→ TASK TO CARRY OUT: Drop every picture, then transcribe the remaining data exactly.

* Begin AVAILABLE DATA *

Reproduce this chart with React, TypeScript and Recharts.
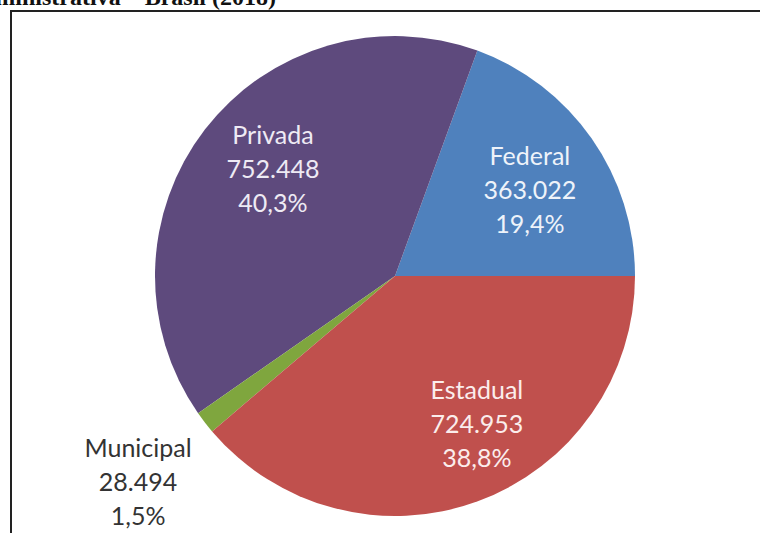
import { PieChart, Pie, Cell } from "recharts";

const NAMES = ["Federal", "Privada", "Municipal", "Estadual"];
const VALUES = [363022, 752448, 28494, 724953];
const COLORS = ["#4F81BD", "#5E4A7D", "#7FA63E", "#C0504D"];
const TITLE = "Administrativa – Brasil (2018)";

// label placement per slice: radius factor and angle nudge (degrees)
const LABEL_POS: Record<string, { r: number; da: number; color: string }> = {
  Federal: { r: 0.67, da: -2, color: "#EEF3FA" },
  Privada: { r: 0.68, da: -4, color: "#EEEAF4" },
  Municipal: { r: 1.37, da: 1, color: "#333333" },
  Estadual: { r: 0.7, da: 9, color: "#FBEDEC" },
};

const RADIAN = Math.PI / 180;
const total = VALUES.reduce((a, b) => a + b, 0);
const data = NAMES.map((name, i) => ({ name, value: VALUES[i] }));

const fmtThousands = (v: number) =>
  String(v).replace(/\B(?=(\d{3})+(?!\d))/g, ".");
const fmtPct = (v: number) => ((v / total) * 100).toFixed(1).replace(".", ",") + "%";

const renderLabel = (props: any) => {
  const { cx, cy, midAngle, outerRadius, name, value } = props;
  const pos = LABEL_POS[name];
  const a = (midAngle + pos.da) * RADIAN;
  const r = outerRadius * pos.r;
  const x = cx + r * Math.cos(a);
  const y = cy - r * Math.sin(a);
  return (
    <text
      x={x}
      y={y}
      fill={pos.color}
      textAnchor="middle"
      dominantBaseline="central"
      fontFamily="Lato, 'Open Sans', sans-serif"
      fontSize={25}
    >
      <tspan x={x} dy={-34}>{name}</tspan>
      <tspan x={x} dy={34}>{fmtThousands(value)}</tspan>
      <tspan x={x} dy={34}>{fmtPct(value)}</tspan>
    </text>
  );
};

export default function App() {
  return (
    <div
      style={{
        position: "absolute",
        left: 0,
        top: 0,
        width: 760,
        height: 533,
        overflow: "hidden",
        background: "#fff",
      }}
    >
      <div
        style={{
          position: "absolute",
          right: 484,
          top: -14,
          fontFamily: "'Liberation Serif', 'Times New Roman', serif",
          fontWeight: "bold",
          fontSize: 24,
          lineHeight: "22px",
          whiteSpace: "nowrap",
          color: "#111",
        }}
      >
        {TITLE}
      </div>
      <div
        style={{
          position: "absolute",
          left: 10,
          top: 10,
          width: 800,
          height: 600,
          border: "2px solid #222",
        }}
      />
      <div style={{ position: "absolute", left: 0, top: 0 }}>
        <PieChart width={760} height={533}>
          <Pie
            data={data}
            dataKey="value"
            nameKey="name"
            cx={390}
            cy={271}
            outerRadius={240}
            startAngle={0}
            endAngle={360}
            stroke="none"
            label={renderLabel}
            labelLine={false}
            isAnimationActive={false}
          >
            {data.map((d, i) => (
              <Cell key={d.name} fill={COLORS[i]} />
            ))}
          </Pie>
        </PieChart>
      </div>
    </div>
  );
}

* End AVAILABLE DATA *

→ THE OUTPUT:
Reproduce this chart with React, TypeScript and Recharts.
import { PieChart, Pie, Cell } from "recharts";

const NAMES = ["Federal", "Privada", "Municipal", "Estadual"];
const VALUES = [363022, 752448, 28494, 724953];
const COLORS = ["#4F81BD", "#5E4A7D", "#7FA63E", "#C0504D"];
const TITLE = "Administrativa – Brasil (2018)";

// label placement per slice: radius factor and angle nudge (degrees)
const LABEL_POS: Record<string, { r: number; da: number; color: string }> = {
  Federal: { r: 0.67, da: -2, color: "#EEF3FA" },
  Privada: { r: 0.68, da: -4, color: "#EEEAF4" },
  Municipal: { r: 1.37, da: 1, color: "#333333" },
  Estadual: { r: 0.7, da: 9, color: "#FBEDEC" },
};

const RADIAN = Math.PI / 180;
const total = VALUES.reduce((a, b) => a + b, 0);
const data = NAMES.map((name, i) => ({ name, value: VALUES[i] }));

const fmtThousands = (v: number) =>
  String(v).replace(/\B(?=(\d{3})+(?!\d))/g, ".");
const fmtPct = (v: number) => ((v / total) * 100).toFixed(1).replace(".", ",") + "%";

const renderLabel = (props: any) => {
  const { cx, cy, midAngle, outerRadius, name, value } = props;
  const pos = LABEL_POS[name];
  const a = (midAngle + pos.da) * RADIAN;
  const r = outerRadius * pos.r;
  const x = cx + r * Math.cos(a);
  const y = cy - r * Math.sin(a);
  return (
    <text
      x={x}
      y={y}
      fill={pos.color}
      textAnchor="middle"
      dominantBaseline="central"
      fontFamily="Lato, 'Open Sans', sans-serif"
      fontSize={25}
    >
      <tspan x={x} dy={-34}>{name}</tspan>
      <tspan x={x} dy={34}>{fmtThousands(value)}</tspan>
      <tspan x={x} dy={34}>{fmtPct(value)}</tspan>
    </text>
  );
};

export default function App() {
  return (
    <div
      style={{
        position: "absolute",
        left: 0,
        top: 0,
        width: 760,
        height: 533,
        overflow: "hidden",
        background: "#fff",
      }}
    >
      <div
        style={{
          position: "absolute",
          right: 484,
          top: -14,
          fontFamily: "'Liberation Serif', 'Times New Roman', serif",
          fontWeight: "bold",
          fontSize: 24,
          lineHeight: "22px",
          whiteSpace: "nowrap",
          color: "#111",
        }}
      >
        {TITLE}
      </div>
      <div
        style={{
          position: "absolute",
          left: 10,
          top: 10,
          width: 800,
          height: 600,
          border: "2px solid #222",
        }}
      />
      <div style={{ position: "absolute", left: 0, top: 0 }}>
        <PieChart width={760} height={533}>
          <Pie
            data={data}
            dataKey="value"
            nameKey="name"
            cx={390}
            cy={271}
            outerRadius={240}
            startAngle={0}
            endAngle={360}
            stroke="none"
            label={renderLabel}
            labelLine={false}
            isAnimationActive={false}
          >
            {data.map((d, i) => (
              <Cell key={d.name} fill={COLORS[i]} />
            ))}
          </Pie>
        </PieChart>
      </div>
    </div>
  );
}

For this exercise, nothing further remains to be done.